Advocate depute Barry Divers said that was the sum which the company had made from the quota-busting exercise – more than a third of Shetland Catch’s profits during the years in question.

Defence QC David Burns agreed that the black fish had earned the firm £6,157,000 but insisted that was not the whole story.

The lawyer said that Shetland Catch had paid tax on its illegal earnings.

The fish processing firm also claimed that after the scam was uncovered, quotas were slashed in following years, putting Shetland Catch into the red.

Annual profits exceeding £3 million were turned into losses of more than £2 million as a result.

“A quota claw-back had a direct and initially catastrophic effect,” concluded a report by Shetland Catch’s accountants. The total, the court was told, amounted to almost £11 million.

“There was no benefit because of the effects of quota payback and other issues,” said Mr Burns.

He said the court should also take into account the thousands of pounds lost when Shetland Catch was shut down for three days during the investigation and the costs of re-structuring the company because of the losses.

Mr Burns told Lord Turnbull that if he were wrong the court should still “exercise discretion” based on Shetland Catch’s ability to pay.

“A confiscation order … should be restricted to a level which would allow the company to continue to trade and pay a fine which will inevitably follow.”

Shetland Catch cannot be fined until the question of compensation has been decided.
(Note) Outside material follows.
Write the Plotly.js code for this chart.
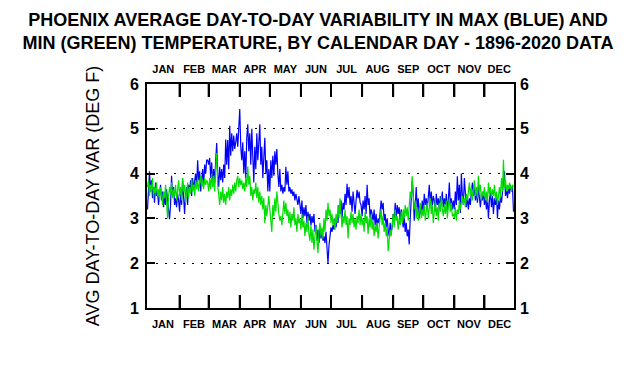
<!DOCTYPE html>
<html>
<head>
<meta charset="utf-8">
<script src="https://cdn.plot.ly/plotly-3.0.1.min.js"></script>
<style>html,body{margin:0;padding:0;background:#fff;}#chart{width:636px;height:372px;}</style>
</head>
<body>
<div id="chart"></div>
<script>
// Month labels and month-boundary tick positions (calendar day numbers)
const MONTHS = ['JAN','FEB','MAR','APR','MAY','JUN','JUL','AUG','SEP','OCT','NOV','DEC'];
const MONTH_EDGES = [33, 62, 93, 123, 154, 184, 215, 246, 276, 307, 337];

// Average day-to-day variability of MAX temperature (blue), deg F, day 1..366
const maxVar = [
  // Jan
  3.2,3.7,4.05,3.6,3.85,3.45,3.7,3.35,3.8,3.5, 3.6,3.3,3.55,3.75,3.4,3.6,3.25,3.5,3.3,3.65, 3.4,3.1,2.98,3.3,3.95,3.5,3.7,3.3,3.45,3.25,3.55,
  // Feb
  3.4,3.15,3.6,3.3,3.85,3.45,3.1,3.55,3.7,3.3, 3.75,3.6,3.85,3.5,3.9,3.65,3.8,4.0,3.7,4.3, 3.85,4.05,3.6,3.9,4.1,3.75,4.2,4.0,4.3,
  // Mar
  4.3,4.2,4.35,3.9,4.25,3.7,4.1,3.8,4.3,4.68, 4.0,3.7,4.15,3.85,4.1,3.8,4.2,3.9,4.76,4.2, 4.75,4.1,5.07,4.4,4.9,4.5,4.85,4.55,4.7,4.9,4.6,
  // Apr
  5.0,5.44,4.6,4.3,4.7,4.0,4.5,3.9,4.8,5.1, 4.5,4.9,4.2,5.0,4.4,3.8,4.6,4.1,4.9,4.3, 4.7,5.1,4.2,4.6,3.9,4.4,4.8,4.0,4.3,3.6,
  // May
  4.1,3.6,4.3,3.9,4.4,3.95,4.5,4.2,4.55,4.0, 3.7,4.1,3.6,3.75,3.55,3.7,3.6,4.15,3.75,4.05, 3.6,3.7,3.55,3.65,3.5,3.6,3.4,3.55,3.45,3.3,3.5,
  // Jun
  3.3,3.1,3.4,3.0,3.25,3.05,3.3,2.9,3.15,2.95, 3.1,2.85,3.05,2.9,3.1,2.7,2.85,2.5,2.75,2.45, 2.8,2.55,2.75,2.5,2.6,2.45,2.7,2.25,2.0,2.4,
  // Jul
  2.6,2.8,2.7,2.85,2.75,3.0,2.8,3.05,2.9,3.3, 3.1,3.4,3.0,3.35,3.2,3.55,3.3,3.77,3.45,3.7, 3.3,3.5,3.15,3.6,3.35,3.1,3.4,3.64,3.45,3.6,3.35,
  // Aug
  3.3,3.05,3.4,3.2,3.5,3.1,3.75,3.3,3.45,3.0, 3.2,3.1,2.95,3.2,2.85,3.1,2.8,3.0,2.9,3.15, 3.4,3.2,3.35,2.95,3.1,2.8,3.0,2.75,2.6,2.9,2.7,
  // Sep
  2.8,3.1,2.95,3.35,3.0,3.3,3.1,3.25,2.95,3.2, 3.0,2.8,3.05,2.7,2.9,2.6,2.75,2.42,3.0,3.64, 3.85,3.55,2.95,3.3,3.7,3.2,3.45,3.0,3.3,3.1,
  // Oct
  3.4,3.15,3.55,3.3,3.45,3.2,3.5,3.75,3.3,3.6, 3.25,3.5,3.4,3.15,3.55,3.3,3.45,3.2,3.5,3.35, 3.6,3.25,3.45,3.3,3.55,3.15,3.4,3.8,3.3,3.45,3.2,
  // Nov
  3.4,3.2,3.6,3.3,3.94,3.4,3.75,3.12,4.0,3.5, 3.3,3.9,3.45,3.25,3.5,3.2,3.45,3.3,3.6,3.8, 3.5,3.75,3.4,3.6,3.35,3.7,3.45,3.25,3.55,3.4,
  // Dec
  3.6,3.3,3.5,3.2,3.45,3.0,3.4,3.6,3.25,3.5, 3.1,3.45,3.3,3.55,3.0,3.4,3.2,3.5,3.35,3.6, 3.8,4.05,3.5,3.65,3.45,3.7,3.55,3.75,3.6,3.7,3.15
];

// Average day-to-day variability of MIN temperature (green), deg F, day 1..366
const minVar = [
  // Jan
  3.7,3.85,3.5,3.75,3.6,3.9,3.45,3.7,3.55,3.8, 3.5,3.65,3.4,3.7,3.55,3.3,3.6,3.45,3.75,3.35, 3.0,3.5,3.7,3.55,3.8,3.45,3.65,3.5,3.75,3.4,3.6,
  // Feb
  3.85,3.5,3.7,3.4,3.9,3.6,3.75,3.35,3.65,3.8, 3.45,3.7,3.55,3.9,3.6,3.75,3.5,3.85,3.65,3.9, 3.6,3.8,3.95,3.7,3.85,3.65,3.9,3.75,3.85,
  // Mar
  3.8,3.6,3.9,3.65,4.0,3.7,3.95,3.6,4.1,4.46, 3.75,3.5,3.3,3.6,3.4,3.7,3.35,3.55,3.3,3.6, 3.45,3.7,3.4,3.65,3.5,3.75,3.55,3.8,3.6,3.85,3.95,
  // Apr
  3.7,3.9,3.75,3.85,3.65,3.8,3.6,3.9,3.7,4.16, 3.75,3.95,3.5,3.7,3.4,3.65,3.55,3.8,3.45,3.7, 3.35,3.6,3.3,3.5,3.2,3.45,2.9,3.3,3.05,3.4,
  // May
  3.5,3.2,3.0,2.7,3.3,3.05,3.45,3.15,3.6,3.3, 3.1,2.95,3.05,2.85,3.2,3.4,3.1,3.35,3.05,3.2, 2.9,3.15,2.8,3.1,2.95,3.25,2.85,3.0,2.7,3.1,2.9,
  // Jun
  3.0,2.75,3.1,2.8,2.95,2.6,2.9,2.7,3.05,2.65, 2.5,2.85,2.45,2.75,2.3,2.6,2.85,2.5,2.23,2.7, 2.9,2.6,2.8,2.55,3.0,2.7,3.2,2.95,3.35,3.05,
  // Jul
  3.2,2.9,3.1,2.85,3.0,2.75,3.1,2.9,3.3,3.0, 3.45,3.1,2.8,3.05,2.9,3.2,2.85,3.05,2.55,3.0, 2.85,3.15,2.9,3.1,2.8,3.0,2.75,3.05,2.9,3.2,2.85,
  // Aug
  3.1,2.85,3.0,2.7,3.15,2.9,3.05,2.65,3.0,2.8, 3.1,2.75,2.95,2.6,2.85,2.7,2.9,2.55,2.8,3.0, 3.2,2.85,3.05,2.7,2.9,2.6,2.8,2.27,2.5,2.75,2.6,
  // Sep
  2.9,3.1,2.8,3.2,2.95,3.05,2.75,3.0,2.85,3.15, 2.9,3.2,3.0,3.3,3.05,3.25,2.95,3.4,3.6,3.45, 3.94,3.5,3.2,3.4,3.0,3.25,2.95,3.15,3.35,3.0,
  // Oct
  3.2,3.05,3.3,2.95,3.15,3.35,3.0,3.25,3.45,3.1, 3.3,2.9,3.2,3.4,3.05,3.25,2.95,3.35,3.15,3.5, 3.2,3.05,3.3,3.1,3.4,3.0,3.25,3.45,3.15,3.35,3.05,
  // Nov
  3.1,3.0,3.25,2.95,3.2,3.1,3.4,3.2,3.35,3.5, 3.3,3.45,3.25,3.55,3.4,3.65,3.8,3.5,3.7,3.4, 3.6,3.85,3.5,3.7,3.45,3.95,3.6,3.75,3.4,3.6,
  // Dec
  3.5,3.7,3.4,3.6,3.35,3.8,3.55,3.7,3.45,3.65, 3.5,3.75,3.4,3.6,3.3,3.55,3.7,3.45,3.9,3.6, 4.31,3.7,3.85,3.6,3.75,3.65,3.8,3.7,3.6,3.75,3.7
];

const days = maxVar.map((_, i) => i + 1);
const bounds = [0.5].concat(MONTH_EDGES, [366.5]);
const monthCenters = MONTHS.map((_, i) => (bounds[i] + bounds[i + 1]) / 2);

const FONT = 'Liberation Sans, Arial, sans-serif';
const XR = [0.5, 366.5];
const YR = [1, 6];
const PLOT_H = 372 - 84 - 64;                    // plot area height in px
const TICK_LEN = 13 * (YR[1] - YR[0]) / PLOT_H;   // 13 px month ticks, in y units

// Month-boundary tick marks drawn as thin filled bars at bottom and top of the frame
const tickBarX = MONTH_EDGES.concat(MONTH_EDGES);
const tickBarBase = MONTH_EDGES.map(() => YR[0]).concat(MONTH_EDGES.map(() => YR[1] - TICK_LEN));
const tickBarLen = tickBarX.map(() => TICK_LEN);

const traces = [
  {x: tickBarX, y: tickBarLen, base: tickBarBase, xaxis: 'x', yaxis: 'y', type: 'bar', width: 2,
   marker: {color: '#000', line: {width: 0}}, hoverinfo: 'skip', showlegend: false},
  {x: days, y: maxVar, xaxis: 'x', yaxis: 'y', type: 'scatter', mode: 'lines', line: {color: '#0000ff', width: 1.2}, hoverinfo: 'skip', showlegend: false},
  {x: days, y: minVar, xaxis: 'x2', yaxis: 'y2', type: 'scatter', mode: 'lines', line: {color: '#00dd00', width: 1.2}, hoverinfo: 'skip', showlegend: false}
];

const monthLabelFont = {family: FONT, size: 11, color: '#000', weight: 'bold'};
const yLabelFont = {family: FONT, size: 16, color: '#000', weight: 'bold'};

// Bottom month labels (top labels come from the top x axis)
const bottomLabels = MONTHS.map((m, i) => ({
  text: m, x: monthCenters[i], xref: 'x', y: 0, yref: 'paper',
  yanchor: 'top', xanchor: 'center', yshift: -8, showarrow: false,
  font: monthLabelFont
}));

const layout = {
  width: 636, height: 372,
  margin: {l: 147, r: 122, t: 84, b: 64, pad: 0},
  paper_bgcolor: '#ffffff', plot_bgcolor: '#ffffff',
  showlegend: false,
  barmode: 'overlay',
  annotations: bottomLabels,
  title: {
    text: 'PHOENIX AVERAGE DAY-TO-DAY VARIABILITY IN MAX (BLUE) AND<br>MIN (GREEN) TEMPERATURE, BY CALENDAR DAY - 1896-2020 DATA',
    font: {family: FONT, size: 18, color: '#000', weight: 'bold'},
    xref: 'container', x: 0.5, xanchor: 'center',
    yref: 'container', y: 0.93, yanchor: 'top'
  },
  xaxis: {
    range: XR, showgrid: false, zeroline: false,
    tickmode: 'array', tickvals: MONTH_EDGES, showticklabels: false,
    ticks: 'inside', ticklen: 13, tickwidth: 2, tickcolor: '#000',
    showline: true, mirror: 'ticks', linecolor: '#000', linewidth: 2
  },
  xaxis2: {
    range: XR, overlaying: 'x', side: 'top', anchor: 'y2', showgrid: false, zeroline: false,
    tickmode: 'array', tickvals: monthCenters, ticktext: MONTHS, ticks: '',
    tickfont: monthLabelFont,
    showline: false, ticklabelstandoff: 8
  },
  yaxis: {
    range: YR, dtick: 1, tick0: 1, zeroline: false,
    ticks: 'inside', ticklen: 8, tickwidth: 2, tickcolor: '#000',
    showgrid: true, gridcolor: '#000', gridwidth: 1, griddash: '2px,7px',
    showline: true, mirror: 'ticks', linecolor: '#000', linewidth: 2,
    tickfont: yLabelFont,
    ticklabelstandoff: 3,
    title: {text: 'AVG DAY-TO-DAY VAR (DEG F)', font: {family: FONT, size: 18, color: '#000'}, standoff: 26}
  },
  yaxis2: {
    range: YR, dtick: 1, tick0: 1, overlaying: 'y', side: 'right', anchor: 'x2', zeroline: false,
    ticks: '', showgrid: false, showline: false,
    tickfont: yLabelFont,
    ticklabelstandoff: 5
  }
};

Plotly.newPlot('chart', traces, layout, {staticPlot: true, displayModeBar: false});
</script>
</body>
</html>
Last December fishing boat skippers agreed to hand over a total of almost £3 million to settle confiscation demands in their cases.

And in February, 13 Shetland fishermen and four operating out of the north-east as well as a Peterhead-based fish processing firm were fined a total of almost £1 million for defying quota regulations.

Sentencing them, Lord Turnbull described the scam as “an episode of shame” for the industry.

Shetland Catch is the largest firm of its type in Scotland and one of the largest in Europe.

It was brought to court by Operation Trawler, a seven-year investigation by the then Scottish Fisheries Protection Agency which had become suspicious about the tonnage of mackerel and herring being landed.

The confiscation hearing against Shetland Catch is expected to continue for several days.